▶ _Required work_:
Carry none of the pictures over; set down the material below exactly.

[Rows from a dataset of charts and code]

= = = =

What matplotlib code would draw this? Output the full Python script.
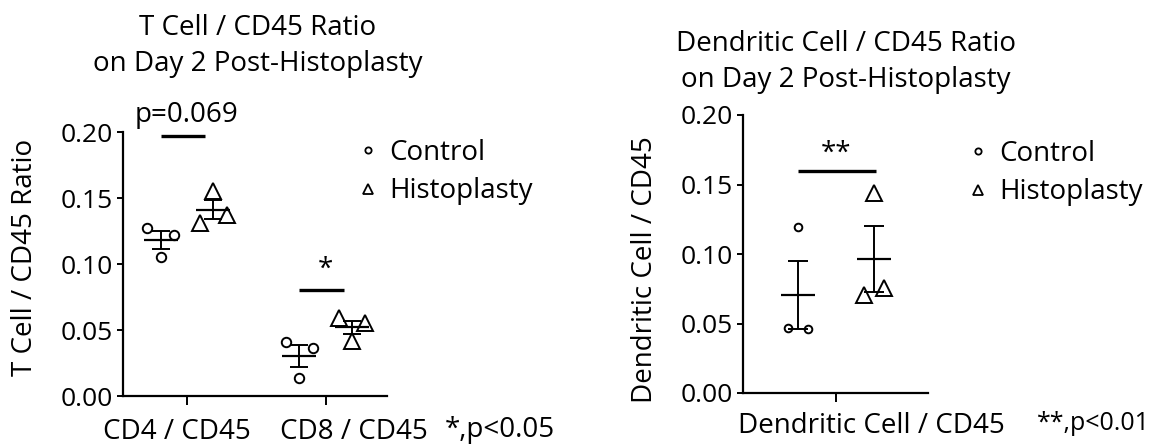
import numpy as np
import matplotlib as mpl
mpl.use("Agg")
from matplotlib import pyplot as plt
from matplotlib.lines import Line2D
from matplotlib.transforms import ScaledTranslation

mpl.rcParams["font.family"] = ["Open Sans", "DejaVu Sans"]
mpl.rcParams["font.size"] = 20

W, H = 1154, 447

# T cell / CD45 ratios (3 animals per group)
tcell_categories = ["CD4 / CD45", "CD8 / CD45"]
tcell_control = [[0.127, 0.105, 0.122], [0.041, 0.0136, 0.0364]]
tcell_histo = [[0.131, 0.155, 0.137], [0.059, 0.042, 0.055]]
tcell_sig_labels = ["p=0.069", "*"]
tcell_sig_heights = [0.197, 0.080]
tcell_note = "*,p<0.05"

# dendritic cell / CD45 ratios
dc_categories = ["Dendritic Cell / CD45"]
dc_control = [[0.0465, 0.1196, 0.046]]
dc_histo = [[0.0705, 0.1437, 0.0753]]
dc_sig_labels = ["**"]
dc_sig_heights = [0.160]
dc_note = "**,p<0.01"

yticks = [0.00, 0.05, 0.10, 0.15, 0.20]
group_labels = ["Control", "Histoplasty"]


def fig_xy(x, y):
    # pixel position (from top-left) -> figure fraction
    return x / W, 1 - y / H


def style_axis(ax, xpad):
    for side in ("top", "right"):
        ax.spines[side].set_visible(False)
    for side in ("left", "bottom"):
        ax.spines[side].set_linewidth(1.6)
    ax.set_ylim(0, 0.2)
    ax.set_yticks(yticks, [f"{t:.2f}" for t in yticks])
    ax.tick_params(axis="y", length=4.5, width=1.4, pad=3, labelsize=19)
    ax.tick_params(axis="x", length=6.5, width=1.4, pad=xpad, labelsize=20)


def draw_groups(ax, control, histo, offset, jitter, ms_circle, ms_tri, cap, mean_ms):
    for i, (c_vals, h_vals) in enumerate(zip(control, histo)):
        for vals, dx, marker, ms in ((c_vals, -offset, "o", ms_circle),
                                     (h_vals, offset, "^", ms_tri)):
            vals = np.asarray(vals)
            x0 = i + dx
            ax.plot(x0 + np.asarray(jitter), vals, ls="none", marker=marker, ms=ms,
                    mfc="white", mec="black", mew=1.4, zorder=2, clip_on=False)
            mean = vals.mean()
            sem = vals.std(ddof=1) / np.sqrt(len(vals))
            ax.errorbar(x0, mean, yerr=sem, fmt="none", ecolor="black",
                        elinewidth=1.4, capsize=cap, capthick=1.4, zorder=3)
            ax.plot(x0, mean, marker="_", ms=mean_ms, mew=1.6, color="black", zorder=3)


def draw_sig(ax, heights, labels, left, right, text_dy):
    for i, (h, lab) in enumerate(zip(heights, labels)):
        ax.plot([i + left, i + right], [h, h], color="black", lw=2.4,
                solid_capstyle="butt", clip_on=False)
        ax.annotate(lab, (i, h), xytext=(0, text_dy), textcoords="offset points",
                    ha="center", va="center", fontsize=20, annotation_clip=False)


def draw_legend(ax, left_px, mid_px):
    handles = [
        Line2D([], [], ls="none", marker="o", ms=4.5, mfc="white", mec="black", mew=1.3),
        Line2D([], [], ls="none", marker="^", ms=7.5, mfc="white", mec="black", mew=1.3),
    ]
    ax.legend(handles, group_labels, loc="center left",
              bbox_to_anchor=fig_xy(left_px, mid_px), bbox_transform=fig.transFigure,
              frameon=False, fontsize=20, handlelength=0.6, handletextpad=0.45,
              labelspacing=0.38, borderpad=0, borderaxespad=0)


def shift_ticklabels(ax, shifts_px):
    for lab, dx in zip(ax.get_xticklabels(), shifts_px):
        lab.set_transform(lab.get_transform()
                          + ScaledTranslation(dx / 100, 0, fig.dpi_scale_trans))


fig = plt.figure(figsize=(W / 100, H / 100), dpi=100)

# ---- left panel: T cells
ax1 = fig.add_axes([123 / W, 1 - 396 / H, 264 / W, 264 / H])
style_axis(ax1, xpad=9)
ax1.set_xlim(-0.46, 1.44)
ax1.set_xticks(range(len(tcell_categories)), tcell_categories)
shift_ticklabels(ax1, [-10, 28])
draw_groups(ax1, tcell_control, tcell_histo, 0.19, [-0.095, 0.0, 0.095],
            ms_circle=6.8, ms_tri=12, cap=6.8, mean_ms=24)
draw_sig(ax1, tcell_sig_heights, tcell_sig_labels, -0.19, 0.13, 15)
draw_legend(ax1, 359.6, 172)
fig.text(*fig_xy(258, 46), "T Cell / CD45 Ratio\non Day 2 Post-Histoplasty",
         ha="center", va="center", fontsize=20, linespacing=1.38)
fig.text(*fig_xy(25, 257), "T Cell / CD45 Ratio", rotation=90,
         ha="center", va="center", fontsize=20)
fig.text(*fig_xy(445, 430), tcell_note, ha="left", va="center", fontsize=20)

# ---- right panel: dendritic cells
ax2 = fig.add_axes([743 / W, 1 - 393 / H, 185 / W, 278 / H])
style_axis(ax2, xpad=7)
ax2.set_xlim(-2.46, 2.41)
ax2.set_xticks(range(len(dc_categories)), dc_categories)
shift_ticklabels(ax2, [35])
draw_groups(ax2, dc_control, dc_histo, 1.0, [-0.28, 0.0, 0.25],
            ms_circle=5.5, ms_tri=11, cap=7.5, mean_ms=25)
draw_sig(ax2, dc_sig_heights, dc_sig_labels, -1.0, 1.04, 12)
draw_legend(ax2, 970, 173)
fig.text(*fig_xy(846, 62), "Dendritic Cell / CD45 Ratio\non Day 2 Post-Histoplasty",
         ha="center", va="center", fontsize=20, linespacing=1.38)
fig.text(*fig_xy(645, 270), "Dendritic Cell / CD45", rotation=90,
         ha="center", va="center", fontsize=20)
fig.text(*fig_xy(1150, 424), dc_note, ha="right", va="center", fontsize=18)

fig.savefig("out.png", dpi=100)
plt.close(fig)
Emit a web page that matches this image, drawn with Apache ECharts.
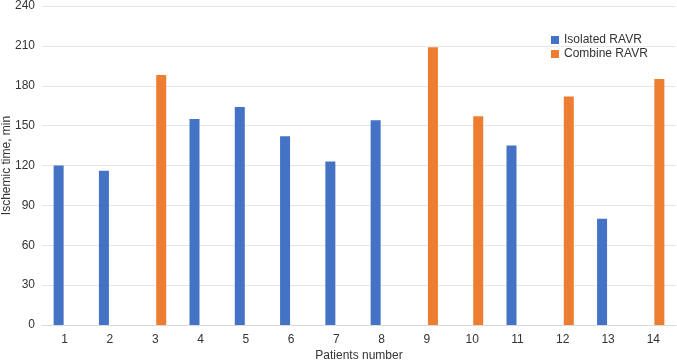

= = = =

▶ _Full output_:
What matplotlib code would draw this? Output the full Python script.
import numpy as np
import matplotlib as mpl
mpl.use("Agg")
from matplotlib import pyplot as plt
from matplotlib.lines import Line2D
from matplotlib.transforms import ScaledTranslation

mpl.rcParams["font.family"] = ["Open Sans", "DejaVu Sans"]
mpl.rcParams["font.size"] = 20

W, H = 1154, 447

# T cell / CD45 ratios (3 animals per group)
tcell_categories = ["CD4 / CD45", "CD8 / CD45"]
tcell_control = [[0.127, 0.105, 0.122], [0.041, 0.0136, 0.0364]]
tcell_histo = [[0.131, 0.155, 0.137], [0.059, 0.042, 0.055]]
tcell_sig_labels = ["p=0.069", "*"]
tcell_sig_heights = [0.197, 0.080]
tcell_note = "*,p<0.05"

# dendritic cell / CD45 ratios
dc_categories = ["Dendritic Cell / CD45"]
dc_control = [[0.0465, 0.1196, 0.046]]
dc_histo = [[0.0705, 0.1437, 0.0753]]
dc_sig_labels = ["**"]
dc_sig_heights = [0.160]
dc_note = "**,p<0.01"

yticks = [0.00, 0.05, 0.10, 0.15, 0.20]
group_labels = ["Control", "Histoplasty"]


def fig_xy(x, y):
    # pixel position (from top-left) -> figure fraction
    return x / W, 1 - y / H


def style_axis(ax, xpad):
    for side in ("top", "right"):
        ax.spines[side].set_visible(False)
    for side in ("left", "bottom"):
        ax.spines[side].set_linewidth(1.6)
    ax.set_ylim(0, 0.2)
    ax.set_yticks(yticks, [f"{t:.2f}" for t in yticks])
    ax.tick_params(axis="y", length=4.5, width=1.4, pad=3, labelsize=19)
    ax.tick_params(axis="x", length=6.5, width=1.4, pad=xpad, labelsize=20)


def draw_groups(ax, control, histo, offset, jitter, ms_circle, ms_tri, cap, mean_ms):
    for i, (c_vals, h_vals) in enumerate(zip(control, histo)):
        for vals, dx, marker, ms in ((c_vals, -offset, "o", ms_circle),
                                     (h_vals, offset, "^", ms_tri)):
            vals = np.asarray(vals)
            x0 = i + dx
            ax.plot(x0 + np.asarray(jitter), vals, ls="none", marker=marker, ms=ms,
                    mfc="white", mec="black", mew=1.4, zorder=2, clip_on=False)
            mean = vals.mean()
            sem = vals.std(ddof=1) / np.sqrt(len(vals))
            ax.errorbar(x0, mean, yerr=sem, fmt="none", ecolor="black",
                        elinewidth=1.4, capsize=cap, capthick=1.4, zorder=3)
            ax.plot(x0, mean, marker="_", ms=mean_ms, mew=1.6, color="black", zorder=3)


def draw_sig(ax, heights, labels, left, right, text_dy):
    for i, (h, lab) in enumerate(zip(heights, labels)):
        ax.plot([i + left, i + right], [h, h], color="black", lw=2.4,
                solid_capstyle="butt", clip_on=False)
        ax.annotate(lab, (i, h), xytext=(0, text_dy), textcoords="offset points",
                    ha="center", va="center", fontsize=20, annotation_clip=False)


def draw_legend(ax, left_px, mid_px):
    handles = [
        Line2D([], [], ls="none", marker="o", ms=4.5, mfc="white", mec="black", mew=1.3),
        Line2D([], [], ls="none", marker="^", ms=7.5, mfc="white", mec="black", mew=1.3),
    ]
    ax.legend(handles, group_labels, loc="center left",
              bbox_to_anchor=fig_xy(left_px, mid_px), bbox_transform=fig.transFigure,
              frameon=False, fontsize=20, handlelength=0.6, handletextpad=0.45,
              labelspacing=0.38, borderpad=0, borderaxespad=0)


def shift_ticklabels(ax, shifts_px):
    for lab, dx in zip(ax.get_xticklabels(), shifts_px):
        lab.set_transform(lab.get_transform()
                          + ScaledTranslation(dx / 100, 0, fig.dpi_scale_trans))


fig = plt.figure(figsize=(W / 100, H / 100), dpi=100)

# ---- left panel: T cells
ax1 = fig.add_axes([123 / W, 1 - 396 / H, 264 / W, 264 / H])
style_axis(ax1, xpad=9)
ax1.set_xlim(-0.46, 1.44)
ax1.set_xticks(range(len(tcell_categories)), tcell_categories)
shift_ticklabels(ax1, [-10, 28])
draw_groups(ax1, tcell_control, tcell_histo, 0.19, [-0.095, 0.0, 0.095],
            ms_circle=6.8, ms_tri=12, cap=6.8, mean_ms=24)
draw_sig(ax1, tcell_sig_heights, tcell_sig_labels, -0.19, 0.13, 15)
draw_legend(ax1, 359.6, 172)
fig.text(*fig_xy(258, 46), "T Cell / CD45 Ratio\non Day 2 Post-Histoplasty",
         ha="center", va="center", fontsize=20, linespacing=1.38)
fig.text(*fig_xy(25, 257), "T Cell / CD45 Ratio", rotation=90,
         ha="center", va="center", fontsize=20)
fig.text(*fig_xy(445, 430), tcell_note, ha="left", va="center", fontsize=20)

# ---- right panel: dendritic cells
ax2 = fig.add_axes([743 / W, 1 - 393 / H, 185 / W, 278 / H])
style_axis(ax2, xpad=7)
ax2.set_xlim(-2.46, 2.41)
ax2.set_xticks(range(len(dc_categories)), dc_categories)
shift_ticklabels(ax2, [35])
draw_groups(ax2, dc_control, dc_histo, 1.0, [-0.28, 0.0, 0.25],
            ms_circle=5.5, ms_tri=11, cap=7.5, mean_ms=25)
draw_sig(ax2, dc_sig_heights, dc_sig_labels, -1.0, 1.04, 12)
draw_legend(ax2, 970, 173)
fig.text(*fig_xy(846, 62), "Dendritic Cell / CD45 Ratio\non Day 2 Post-Histoplasty",
         ha="center", va="center", fontsize=20, linespacing=1.38)
fig.text(*fig_xy(645, 270), "Dendritic Cell / CD45", rotation=90,
         ha="center", va="center", fontsize=20)
fig.text(*fig_xy(1150, 424), dc_note, ha="right", va="center", fontsize=18)

fig.savefig("out.png", dpi=100)
plt.close(fig)
Emit a web page that matches this image, drawn with Apache ECharts.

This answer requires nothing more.